↓
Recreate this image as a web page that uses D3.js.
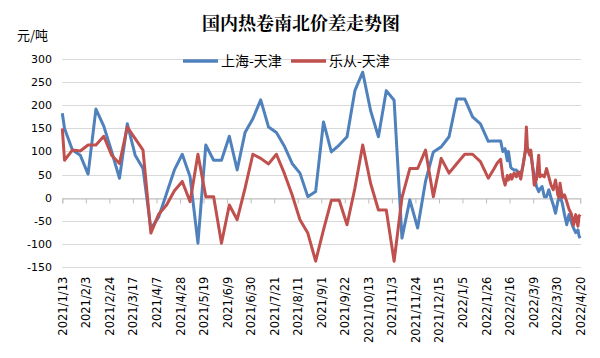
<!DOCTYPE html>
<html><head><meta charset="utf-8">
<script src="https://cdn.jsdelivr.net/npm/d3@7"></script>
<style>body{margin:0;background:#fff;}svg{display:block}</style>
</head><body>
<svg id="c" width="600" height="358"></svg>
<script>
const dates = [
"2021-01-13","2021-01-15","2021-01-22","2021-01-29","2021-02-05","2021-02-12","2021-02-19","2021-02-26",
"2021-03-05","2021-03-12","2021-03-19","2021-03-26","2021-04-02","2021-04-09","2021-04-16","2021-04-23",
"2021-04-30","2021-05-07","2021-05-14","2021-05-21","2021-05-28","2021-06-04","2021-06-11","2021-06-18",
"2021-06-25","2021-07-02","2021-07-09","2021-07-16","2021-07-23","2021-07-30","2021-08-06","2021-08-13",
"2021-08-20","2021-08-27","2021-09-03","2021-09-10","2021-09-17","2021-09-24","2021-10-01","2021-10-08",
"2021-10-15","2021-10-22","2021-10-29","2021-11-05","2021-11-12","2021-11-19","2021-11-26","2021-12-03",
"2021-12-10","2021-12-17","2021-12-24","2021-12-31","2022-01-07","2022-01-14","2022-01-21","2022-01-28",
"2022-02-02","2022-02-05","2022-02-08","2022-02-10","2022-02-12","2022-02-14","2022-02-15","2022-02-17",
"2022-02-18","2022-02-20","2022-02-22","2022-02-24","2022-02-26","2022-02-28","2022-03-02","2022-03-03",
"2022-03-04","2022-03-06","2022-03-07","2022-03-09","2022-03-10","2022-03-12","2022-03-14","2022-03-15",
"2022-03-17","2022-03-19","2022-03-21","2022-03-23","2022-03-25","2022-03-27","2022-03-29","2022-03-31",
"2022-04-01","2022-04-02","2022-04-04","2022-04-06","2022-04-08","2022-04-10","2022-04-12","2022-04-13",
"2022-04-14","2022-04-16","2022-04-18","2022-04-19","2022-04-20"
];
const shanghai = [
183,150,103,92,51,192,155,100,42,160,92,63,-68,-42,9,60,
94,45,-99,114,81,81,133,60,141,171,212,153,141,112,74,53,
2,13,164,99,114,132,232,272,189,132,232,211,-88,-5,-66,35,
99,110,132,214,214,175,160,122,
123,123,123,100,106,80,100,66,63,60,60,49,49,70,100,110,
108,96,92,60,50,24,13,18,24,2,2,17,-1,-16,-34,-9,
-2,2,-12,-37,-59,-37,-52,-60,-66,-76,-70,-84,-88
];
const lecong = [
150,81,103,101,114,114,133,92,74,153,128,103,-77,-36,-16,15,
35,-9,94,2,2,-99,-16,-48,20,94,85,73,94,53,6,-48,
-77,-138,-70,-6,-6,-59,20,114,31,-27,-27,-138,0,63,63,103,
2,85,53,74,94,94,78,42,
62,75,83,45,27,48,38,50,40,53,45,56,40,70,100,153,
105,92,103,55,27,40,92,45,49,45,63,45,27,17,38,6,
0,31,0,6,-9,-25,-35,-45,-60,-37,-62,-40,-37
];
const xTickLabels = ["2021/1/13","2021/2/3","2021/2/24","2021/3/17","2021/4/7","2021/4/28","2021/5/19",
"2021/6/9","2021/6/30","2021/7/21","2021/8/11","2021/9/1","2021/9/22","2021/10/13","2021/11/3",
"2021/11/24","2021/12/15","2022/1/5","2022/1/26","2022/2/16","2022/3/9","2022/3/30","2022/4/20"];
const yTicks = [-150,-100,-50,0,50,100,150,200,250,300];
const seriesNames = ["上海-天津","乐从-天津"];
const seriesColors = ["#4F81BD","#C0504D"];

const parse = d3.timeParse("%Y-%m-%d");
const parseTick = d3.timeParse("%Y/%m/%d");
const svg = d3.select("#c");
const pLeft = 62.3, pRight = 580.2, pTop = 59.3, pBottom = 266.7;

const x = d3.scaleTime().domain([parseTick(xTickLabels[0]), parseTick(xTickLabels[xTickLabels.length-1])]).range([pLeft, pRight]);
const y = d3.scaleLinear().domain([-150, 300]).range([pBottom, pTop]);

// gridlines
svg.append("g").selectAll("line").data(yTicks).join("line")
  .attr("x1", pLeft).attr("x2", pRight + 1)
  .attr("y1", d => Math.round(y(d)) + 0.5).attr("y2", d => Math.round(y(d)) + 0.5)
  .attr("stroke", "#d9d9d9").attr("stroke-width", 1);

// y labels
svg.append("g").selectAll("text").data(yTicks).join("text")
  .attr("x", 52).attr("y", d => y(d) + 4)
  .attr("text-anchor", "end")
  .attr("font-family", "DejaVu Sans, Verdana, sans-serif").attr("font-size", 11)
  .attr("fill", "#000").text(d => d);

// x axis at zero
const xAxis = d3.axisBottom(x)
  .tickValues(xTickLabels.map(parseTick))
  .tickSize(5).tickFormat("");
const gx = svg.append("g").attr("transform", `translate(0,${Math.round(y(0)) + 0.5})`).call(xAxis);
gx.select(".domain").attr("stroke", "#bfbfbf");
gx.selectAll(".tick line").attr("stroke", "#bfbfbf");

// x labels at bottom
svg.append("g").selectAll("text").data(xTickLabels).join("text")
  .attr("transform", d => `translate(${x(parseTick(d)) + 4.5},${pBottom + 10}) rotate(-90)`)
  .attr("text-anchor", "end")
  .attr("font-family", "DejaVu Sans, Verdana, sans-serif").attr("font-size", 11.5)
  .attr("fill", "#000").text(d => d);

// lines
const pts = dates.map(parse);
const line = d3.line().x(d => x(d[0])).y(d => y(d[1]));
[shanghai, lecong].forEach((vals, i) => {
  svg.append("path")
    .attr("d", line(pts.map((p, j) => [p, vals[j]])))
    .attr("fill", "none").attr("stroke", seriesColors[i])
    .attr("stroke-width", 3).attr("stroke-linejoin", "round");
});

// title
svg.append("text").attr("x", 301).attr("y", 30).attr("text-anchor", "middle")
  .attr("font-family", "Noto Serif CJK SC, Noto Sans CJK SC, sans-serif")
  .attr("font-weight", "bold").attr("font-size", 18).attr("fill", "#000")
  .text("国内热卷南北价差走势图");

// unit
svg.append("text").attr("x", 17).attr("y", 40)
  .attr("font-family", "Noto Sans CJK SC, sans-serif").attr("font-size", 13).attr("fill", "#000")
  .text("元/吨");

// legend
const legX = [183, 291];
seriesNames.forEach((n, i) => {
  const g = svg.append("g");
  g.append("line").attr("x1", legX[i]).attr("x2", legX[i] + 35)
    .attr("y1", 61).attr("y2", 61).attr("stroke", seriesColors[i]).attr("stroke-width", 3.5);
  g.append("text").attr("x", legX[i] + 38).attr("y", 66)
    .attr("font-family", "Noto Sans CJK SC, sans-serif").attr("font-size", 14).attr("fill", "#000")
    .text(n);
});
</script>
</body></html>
↑
Do this => Each line of the material must be retyped exactly, except that images are omitted.

The answer =>
Recreate this image as a web page that uses D3.js.
<!DOCTYPE html>
<html><head><meta charset="utf-8">
<script src="https://cdn.jsdelivr.net/npm/d3@7"></script>
<style>body{margin:0;background:#fff;}svg{display:block}</style>
</head><body>
<svg id="c" width="600" height="358"></svg>
<script>
const dates = [
"2021-01-13","2021-01-15","2021-01-22","2021-01-29","2021-02-05","2021-02-12","2021-02-19","2021-02-26",
"2021-03-05","2021-03-12","2021-03-19","2021-03-26","2021-04-02","2021-04-09","2021-04-16","2021-04-23",
"2021-04-30","2021-05-07","2021-05-14","2021-05-21","2021-05-28","2021-06-04","2021-06-11","2021-06-18",
"2021-06-25","2021-07-02","2021-07-09","2021-07-16","2021-07-23","2021-07-30","2021-08-06","2021-08-13",
"2021-08-20","2021-08-27","2021-09-03","2021-09-10","2021-09-17","2021-09-24","2021-10-01","2021-10-08",
"2021-10-15","2021-10-22","2021-10-29","2021-11-05","2021-11-12","2021-11-19","2021-11-26","2021-12-03",
"2021-12-10","2021-12-17","2021-12-24","2021-12-31","2022-01-07","2022-01-14","2022-01-21","2022-01-28",
"2022-02-02","2022-02-05","2022-02-08","2022-02-10","2022-02-12","2022-02-14","2022-02-15","2022-02-17",
"2022-02-18","2022-02-20","2022-02-22","2022-02-24","2022-02-26","2022-02-28","2022-03-02","2022-03-03",
"2022-03-04","2022-03-06","2022-03-07","2022-03-09","2022-03-10","2022-03-12","2022-03-14","2022-03-15",
"2022-03-17","2022-03-19","2022-03-21","2022-03-23","2022-03-25","2022-03-27","2022-03-29","2022-03-31",
"2022-04-01","2022-04-02","2022-04-04","2022-04-06","2022-04-08","2022-04-10","2022-04-12","2022-04-13",
"2022-04-14","2022-04-16","2022-04-18","2022-04-19","2022-04-20"
];
const shanghai = [
183,150,103,92,51,192,155,100,42,160,92,63,-68,-42,9,60,
94,45,-99,114,81,81,133,60,141,171,212,153,141,112,74,53,
2,13,164,99,114,132,232,272,189,132,232,211,-88,-5,-66,35,
99,110,132,214,214,175,160,122,
123,123,123,100,106,80,100,66,63,60,60,49,49,70,100,110,
108,96,92,60,50,24,13,18,24,2,2,17,-1,-16,-34,-9,
-2,2,-12,-37,-59,-37,-52,-60,-66,-76,-70,-84,-88
];
const lecong = [
150,81,103,101,114,114,133,92,74,153,128,103,-77,-36,-16,15,
35,-9,94,2,2,-99,-16,-48,20,94,85,73,94,53,6,-48,
-77,-138,-70,-6,-6,-59,20,114,31,-27,-27,-138,0,63,63,103,
2,85,53,74,94,94,78,42,
62,75,83,45,27,48,38,50,40,53,45,56,40,70,100,153,
105,92,103,55,27,40,92,45,49,45,63,45,27,17,38,6,
0,31,0,6,-9,-25,-35,-45,-60,-37,-62,-40,-37
];
const xTickLabels = ["2021/1/13","2021/2/3","2021/2/24","2021/3/17","2021/4/7","2021/4/28","2021/5/19",
"2021/6/9","2021/6/30","2021/7/21","2021/8/11","2021/9/1","2021/9/22","2021/10/13","2021/11/3",
"2021/11/24","2021/12/15","2022/1/5","2022/1/26","2022/2/16","2022/3/9","2022/3/30","2022/4/20"];
const yTicks = [-150,-100,-50,0,50,100,150,200,250,300];
const seriesNames = ["上海-天津","乐从-天津"];
const seriesColors = ["#4F81BD","#C0504D"];

const parse = d3.timeParse("%Y-%m-%d");
const parseTick = d3.timeParse("%Y/%m/%d");
const svg = d3.select("#c");
const pLeft = 62.3, pRight = 580.2, pTop = 59.3, pBottom = 266.7;

const x = d3.scaleTime().domain([parseTick(xTickLabels[0]), parseTick(xTickLabels[xTickLabels.length-1])]).range([pLeft, pRight]);
const y = d3.scaleLinear().domain([-150, 300]).range([pBottom, pTop]);

// gridlines
svg.append("g").selectAll("line").data(yTicks).join("line")
  .attr("x1", pLeft).attr("x2", pRight + 1)
  .attr("y1", d => Math.round(y(d)) + 0.5).attr("y2", d => Math.round(y(d)) + 0.5)
  .attr("stroke", "#d9d9d9").attr("stroke-width", 1);

// y labels
svg.append("g").selectAll("text").data(yTicks).join("text")
  .attr("x", 52).attr("y", d => y(d) + 4)
  .attr("text-anchor", "end")
  .attr("font-family", "DejaVu Sans, Verdana, sans-serif").attr("font-size", 11)
  .attr("fill", "#000").text(d => d);

// x axis at zero
const xAxis = d3.axisBottom(x)
  .tickValues(xTickLabels.map(parseTick))
  .tickSize(5).tickFormat("");
const gx = svg.append("g").attr("transform", `translate(0,${Math.round(y(0)) + 0.5})`).call(xAxis);
gx.select(".domain").attr("stroke", "#bfbfbf");
gx.selectAll(".tick line").attr("stroke", "#bfbfbf");

// x labels at bottom
svg.append("g").selectAll("text").data(xTickLabels).join("text")
  .attr("transform", d => `translate(${x(parseTick(d)) + 4.5},${pBottom + 10}) rotate(-90)`)
  .attr("text-anchor", "end")
  .attr("font-family", "DejaVu Sans, Verdana, sans-serif").attr("font-size", 11.5)
  .attr("fill", "#000").text(d => d);

// lines
const pts = dates.map(parse);
const line = d3.line().x(d => x(d[0])).y(d => y(d[1]));
[shanghai, lecong].forEach((vals, i) => {
  svg.append("path")
    .attr("d", line(pts.map((p, j) => [p, vals[j]])))
    .attr("fill", "none").attr("stroke", seriesColors[i])
    .attr("stroke-width", 3).attr("stroke-linejoin", "round");
});

// title
svg.append("text").attr("x", 301).attr("y", 30).attr("text-anchor", "middle")
  .attr("font-family", "Noto Serif CJK SC, Noto Sans CJK SC, sans-serif")
  .attr("font-weight", "bold").attr("font-size", 18).attr("fill", "#000")
  .text("国内热卷南北价差走势图");

// unit
svg.append("text").attr("x", 17).attr("y", 40)
  .attr("font-family", "Noto Sans CJK SC, sans-serif").attr("font-size", 13).attr("fill", "#000")
  .text("元/吨");

// legend
const legX = [183, 291];
seriesNames.forEach((n, i) => {
  const g = svg.append("g");
  g.append("line").attr("x1", legX[i]).attr("x2", legX[i] + 35)
    .attr("y1", 61).attr("y2", 61).attr("stroke", seriesColors[i]).attr("stroke-width", 3.5);
  g.append("text").attr("x", legX[i] + 38).attr("y", 66)
    .attr("font-family", "Noto Sans CJK SC, sans-serif").attr("font-size", 14).attr("fill", "#000")
    .text(n);
});
</script>
</body></html>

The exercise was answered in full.